Martha Corinne returns to the Walton home with John-Boy. Grandma is unhappy, until Olivia finally gets John-Boy to explain the real reason for the return.
And so Martha Corinne helps Ben finish his pony cart, including painting it for him.
The location for the field of daisies presented a challenge. Our only filming off the lot was Frazier Park, and with the ninety mile commute to and from, even if we could have found a place to film, lack of time would have prevented it. So Ed Graves, the art director, had to create it on the Warner Bros. back lot. There were no fields of daisies back there. Unlike MGM’s back lot, there were no fields. It was all wooded areas and dirt roads. So Ed found a place where there was a fork in the dirt road. Where the fork led off to the right would be the path for the pony cart. Where the fork led off to the left, he created our field of daisies.
And again I was allowed to alter the usual “Good Night” ending.

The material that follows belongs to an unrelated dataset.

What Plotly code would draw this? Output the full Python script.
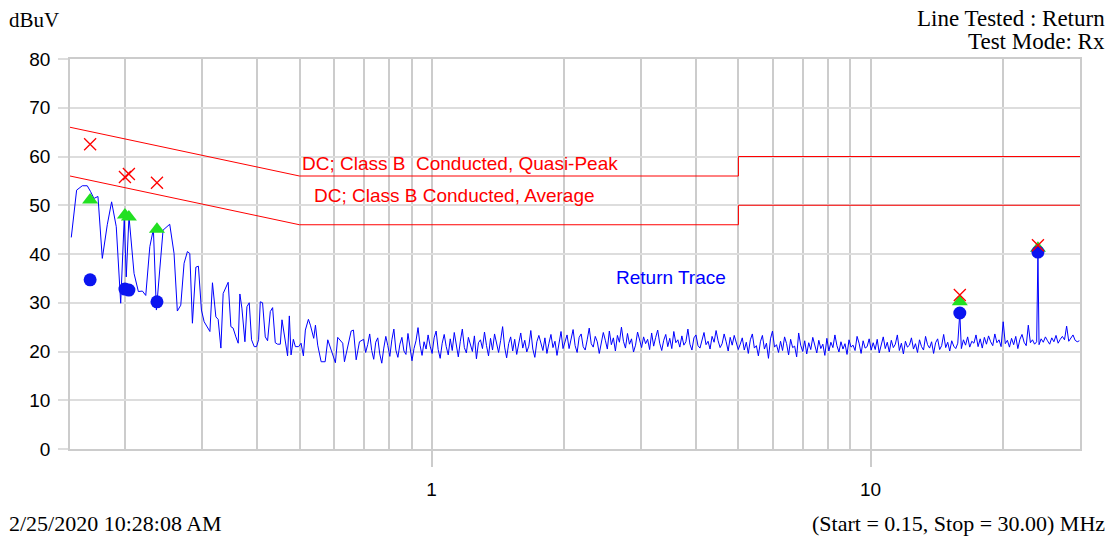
import numpy as np
import plotly.graph_objects as go

# Limit lines (MHz, dBuV)
limit_f = [0.15, 0.5, 5.0, 5.0, 30.0]
qp_limit = [66, 56, 56, 60, 60]
avg_limit = [56, 46, 46, 50, 50]

# Trace, low band read point by point (MHz, dBuV)
low_f = [0.1510, 0.1553, 0.1600, 0.1642, 0.1671, 0.1701, 0.1737, 0.1777, 0.1824, 0.1866,
         0.1912, 0.1957, 0.1994, 0.2015, 0.2044, 0.2099, 0.2147, 0.2193, 0.2232, 0.2280,
         0.2323, 0.2360, 0.2444, 0.2531, 0.2589, 0.2634, 0.2682, 0.2729, 0.2777, 0.2812,
         0.2851, 0.2903, 0.2942, 0.2989, 0.3032, 0.3085, 0.3125, 0.3167, 0.3224, 0.3263,
         0.3310, 0.3350, 0.3398, 0.3439, 0.3488, 0.3530, 0.3581, 0.3625, 0.3657, 0.3696,
         0.3755, 0.3795, 0.3841, 0.3888, 0.3943, 0.3991, 0.4034, 0.4070, 0.4119, 0.4178,
         0.4229, 0.4290, 0.4342, 0.4403, 0.4457, 0.4521, 0.4561, 0.4617, 0.4697, 0.4740,
         0.4783, 0.4841, 0.4893, 0.4977, 0.5041, 0.5103, 0.5156, 0.5239, 0.5294, 0.5387,
         0.5436, 0.5501, 0.5601, 0.5720, 0.5799, 0.6036, 0.6110, 0.6272, 0.6329, 0.6556,
         0.6635, 0.6731, 0.6848]
low_v = [43.4, 53.1, 54.0, 54.0, 52.8, 51.4, 51.8, 39.1, 46.0, 50.7,
         45.6, 29.9, 47.5, 35.3, 47.7, 36.0, 32.3, 32.4, 31.5, 41.5,
         45.1, 28.5, 44.9, 46.1, 40.1, 28.3, 29.5, 38.1, 40.5, 40.1,
         25.8, 37.3, 37.5, 28.5, 26.1, 24.8, 24.1, 34.1, 27.1, 26.6,
         20.7, 31.9, 33.3, 34.2, 25.1, 24.8, 23.0, 21.7, 31.8, 28.9,
         22.0, 29.2, 30.0, 22.4, 21.0, 21.0, 22.4, 30.2, 30.0, 23.0,
         22.2, 28.2, 29.0, 21.8, 21.5, 21.5, 26.5, 23.4, 19.1, 27.3,
         19.3, 22.5, 21.0, 21.0, 21.7, 19.1, 24.4, 26.6, 25.4, 22.7,
         25.4, 21.3, 17.9, 17.9, 22.4, 17.7, 22.9, 21.7, 17.9, 24.2,
         24.4, 18.3, 22.0]

# Sweep 0.7 - 15.8 MHz
sweep_a = [22.5, 19.8, 21.4, 23.6, 20.2, 18.4, 21.9, 22.8, 19.5, 17.6, 20.7, 23.1, 21.2, 19.0, 22.4, 24.6, 20.3,
           18.8, 21.5, 22.9, 20.1, 19.4, 23.7, 21.0, 18.1, 20.6, 22.2, 24.9, 21.3, 19.2, 22.0, 20.5, 23.4, 21.1,
           19.6, 22.8, 24.2, 20.4, 18.6, 21.7, 23.5, 21.0, 19.3, 22.6, 20.2, 23.9, 21.4, 18.9, 22.1, 24.6, 20.8,
           19.7, 22.9, 21.3, 20.0, 23.2, 18.5, 21.8, 22.4, 20.6, 24.0, 21.2, 19.1, 22.7, 20.3, 23.6, 21.5, 19.8,
           22.2, 25.1, 20.9, 18.7, 21.6, 23.0, 20.1, 22.5, 19.4, 21.9, 23.8, 20.7, 22.3, 19.9, 21.1, 24.3, 20.5,
           18.8, 22.0, 23.3, 21.4, 20.2, 22.8, 19.6, 21.7, 23.5, 20.8, 22.1, 19.2, 21.3, 24.1, 20.6,
           21.8, 23.4, 20.6, 22.7, 24.5, 21.2, 19.8, 22.9, 23.6, 21.0, 20.3, 22.4, 24.8, 21.6, 20.9, 23.1, 22.0,
           19.6, 21.7, 23.9, 22.3, 20.5, 24.2, 21.4, 22.8, 20.1, 23.3, 21.9, 25.0, 22.1, 20.7, 23.7, 21.5, 22.6,
           19.9, 21.3, 24.0, 22.2, 20.8, 23.0, 21.6, 22.5, 20.4, 23.8, 21.1, 22.9, 24.4, 21.7, 20.2, 22.3, 23.5,
           21.0, 22.7, 20.6, 24.1, 21.8, 22.4, 20.9, 23.2, 21.3, 22.0, 24.6, 21.5, 20.3, 22.8, 23.4, 21.2, 20.7,
           22.6, 23.9, 21.4, 22.1, 20.5, 23.1, 21.9, 24.3, 22.2, 20.8, 21.6, 23.6, 22.0, 20.1, 22.9, 21.3, 23.3,
           21.7, 20.4,
           21.5, 22.8, 20.3, 21.9, 19.6, 22.4, 23.6, 20.7, 21.2, 19.1, 22.0, 23.3, 20.5, 21.7, 18.6, 22.6, 24.2,
           20.9, 21.4, 19.8, 22.1, 20.2, 23.0, 21.6, 19.3, 22.5, 20.8, 21.1, 18.9, 23.8, 21.3, 20.0, 22.2, 19.5,
           21.8, 20.4, 22.9, 21.0, 19.7, 22.3, 20.6, 21.5, 19.2, 22.7, 20.1, 21.9, 20.8, 23.4, 21.2, 19.9, 22.0,
           20.5, 21.6, 19.4, 22.4, 20.9, 21.3, 20.2, 23.1, 21.7, 19.6, 22.2, 20.7, 21.0, 22.6, 20.3,
           21.8, 20.4, 22.5, 19.7, 21.2, 23.0, 20.6, 21.9, 19.9, 22.3, 20.8, 21.5, 23.4, 20.2, 21.7, 19.5, 22.1,
           20.9, 21.3, 22.8, 20.5, 21.6, 19.8, 22.4, 21.0, 20.3, 23.1, 21.4, 20.7, 22.0, 19.6, 21.8, 22.6, 20.4,
           21.2, 23.5, 20.8, 21.9, 20.1, 22.2, 21.1, 20.6, 21.7]
spike1_f, spike1_v = 15.97, 27.9
# Sweep 16.1 - 23.9 MHz
sweep_b = [20.6, 22.4, 21.3, 23.0, 20.9, 22.1, 21.7, 23.4, 21.0, 22.6, 20.7, 22.9, 21.5, 23.2, 22.0, 21.2,
           23.6, 21.8, 22.4, 21.0, 26.1, 21.6, 22.3, 20.9, 22.7, 21.4, 23.1, 20.6, 22.5, 23.5, 21.9, 21.2,
           25.4, 21.8, 22.4, 21.5, 22.0]
spike2_f, spike2_v = 24.06, 40.4
# Sweep 24.2 - 29.9 MHz
sweep_c = [21.4, 22.6, 21.9, 23.0, 22.2, 21.5, 22.8, 22.0, 23.3, 21.7, 22.5, 23.1, 22.4, 25.2, 22.1, 22.9,
           23.4, 22.3, 22.0, 22.2]

trace_f = (low_f + list(np.geomspace(0.70, 15.8, len(sweep_a))) + [spike1_f]
           + list(np.geomspace(16.1, 23.9, len(sweep_b))) + [spike2_f]
           + list(np.geomspace(24.2, 29.9, len(sweep_c))))
trace_v = low_v + sweep_a + [spike1_v] + sweep_b + [spike2_v] + sweep_c

# Final measurements
meas_f = [0.1667, 0.2001, 0.2043, 0.2367, 15.97, 24.06]
qp_meas = [62.5, 55.8, 56.4, 54.6, 31.6, 41.8]
avg_meas = [51.1, 48.0, 47.6, 45.1, 30.2, 41.2]
peak_meas = [34.7, 32.8, 32.6, 30.2, 27.9, 40.4]

fig = go.Figure()
fig.add_trace(go.Scatter(x=limit_f, y=qp_limit, mode='lines', line=dict(color='#ff0000', width=1)))
fig.add_trace(go.Scatter(x=limit_f, y=avg_limit, mode='lines', line=dict(color='#ff0000', width=1)))
fig.add_trace(go.Scatter(x=trace_f, y=trace_v, mode='lines', line=dict(color='#0000ff', width=1)))
fig.add_trace(go.Scatter(x=meas_f, y=avg_meas, mode='markers',
                         marker=dict(symbol='triangle-up', size=14, color='#22e022')))
fig.add_trace(go.Scatter(x=meas_f, y=peak_meas, mode='markers',
                         marker=dict(symbol='circle', size=13, color='#0a14f0')))
fig.add_trace(go.Scatter(x=meas_f, y=qp_meas, mode='markers',
                         marker=dict(symbol='x-thin-open', size=12, color='#ff0000',
                                     line=dict(color='#ff0000', width=1.3))))

sans = 'Liberation Sans, Arial, sans-serif'
serif = 'Liberation Serif, Times New Roman, serif'

annotations = [
    dict(text='DC; Class B\u00a0 Conducted, Quasi-Peak', x=np.log10(0.5), y=58.5, xref='x', yref='y',
         xanchor='left', font=dict(family=sans, size=19, color='#ff0000')),
    dict(text='DC; Class B Conducted, Average', x=np.log10(0.535), y=51.9, xref='x', yref='y',
         xanchor='left', font=dict(family=sans, size=19, color='#ff0000')),
    dict(text='Return Trace', x=np.log10(2.6), y=35.1, xref='x', yref='y',
         xanchor='left', font=dict(family=sans, size=19, color='#0000ff')),
    dict(text='dBuV', x=-0.062, y=1.1, xref='paper', yref='paper', xanchor='left',
         font=dict(family=serif, size=21, color='#000000')),
    dict(text='Line Tested : Return', x=1.0267, y=1.105, xref='paper', yref='paper', xanchor='right',
         font=dict(family=serif, size=23, color='#000000')),
    dict(text='Test Mode: Rx', x=1.0267, y=1.046, xref='paper', yref='paper', xanchor='right',
         font=dict(family=serif, size=23, color='#000000')),
    dict(text='2/25/2020 10:28:08 AM', x=-0.062, y=-0.192, xref='paper', yref='paper', xanchor='left',
         font=dict(family=serif, size=22, color='#000000')),
    dict(text='(Start = 0.15, Stop = 30.00) MHz', x=1.0267, y=-0.192, xref='paper', yref='paper',
         xanchor='right', font=dict(family=serif, size=22, color='#000000')),
]
for a in annotations:
    a.update(showarrow=False, yanchor='middle')

grid_c = '#cccccc'
fig.update_layout(
    width=1114, height=538,
    margin=dict(l=70, r=34, t=59, b=89),
    plot_bgcolor='#ffffff', paper_bgcolor='#ffffff',
    showlegend=False,
    annotations=annotations,
    xaxis=dict(type='log', range=[np.log10(0.15), np.log10(30)],
               tickvals=[1, 10], ticktext=['1', '10'], ticks='outside', ticklen=16,
               tickcolor=grid_c, tickwidth=1.5, ticklabelstandoff=6,
               tickfont=dict(family=sans, size=19, color='#000000'),
               showgrid=True, gridcolor=grid_c, gridwidth=1.5,
               minor=dict(tickvals=[0.2, 0.3, 0.4, 0.5, 0.6, 0.7, 0.8, 0.9,
                                    2, 3, 4, 5, 6, 7, 8, 9, 20],
                          showgrid=True, gridcolor=grid_c, gridwidth=1.5, ticks=''),
               showline=True, mirror=True, linecolor=grid_c, linewidth=1.5, zeroline=False),
    yaxis=dict(range=[0, 80], dtick=10, ticks='outside', ticklen=10, tickcolor='#dddddd', tickwidth=1.5,
               ticklabelstandoff=4,
               tickfont=dict(family=sans, size=19, color='#000000'),
               showgrid=True, gridcolor='#dddddd', gridwidth=1.5,
               showline=True, mirror=True, linecolor=grid_c, linewidth=1.5, zeroline=False),
)

# page body has a default margin; remove it so the figure sits at the window corner
fig.write_html('out.html', config={'displayModeBar': False},
               post_script="document.body.style.margin='0px';")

Beulah the night she won the Emmy.
It came with the picture
Beulah told me of her two great professional disappointments. The first was when she was cast as Aunt Polly in David Selznick’s production of TOM SAWYER, and then was replaced by May Robson. But the bigger disappointment was when in 1939 she was contacted by 20th Century Fox Studios and asked to do a screen test. By this time in her career, Beulah did not do screen tests. She had been in Hollywood since 1931 and had had two Academy Award nominations. But this was a request from John Ford. He would be directing the test, and Beulah was assured she was the only person being tested. The role was Ma Joad in THE GRAPES OF WRATH. Beulah agreed to do the test. The script for the test was sent to her, and after she read it, she called the studio to request a delay of a week before testing. They agreed. Beulah had a plan. She dug into her personal wardrobe to put together a suitable costume. She told me she went into her yard and dug her hands into the ground to get dirt under her finger nails. She called a friend, who agreed to drive her on her little expedition. They traveled to northern California, where Beulah ’visited’ the Okie camps, camps that were set up to accommodate the vast number of people from Oklahoma arriving in California, the source for the material in John Steinbeck’s acclaimed novel. I asked Beulah whether she was ever recognized; after all by this time she was a screen celebrity. She said only once, and she made a hasty retreat. She visited several camps, and then returned to Los Angeles to prepare, as only Beulah prepared, for her screen test. The day of the test arrived, and Beulah reported to the studio, where Mr. Ford directed the several scenes. As she was leaving, the actor who had appeared with her in the test, in saying goodbye said, “Miss Bondi, I know my opinion doesn’t mean anything, I’m just a contract player here at the studio, but I just want you to know that I think you’re the best of all the actresses who have tested for this role.” Beulah said that she knew then she would not play Ma Joad, that it woud probably be portrayed by an actress under contract to the studio.
A loss of a role for the actress. A greater loss to film art of what would have been a legendary performance by a true screen immortal.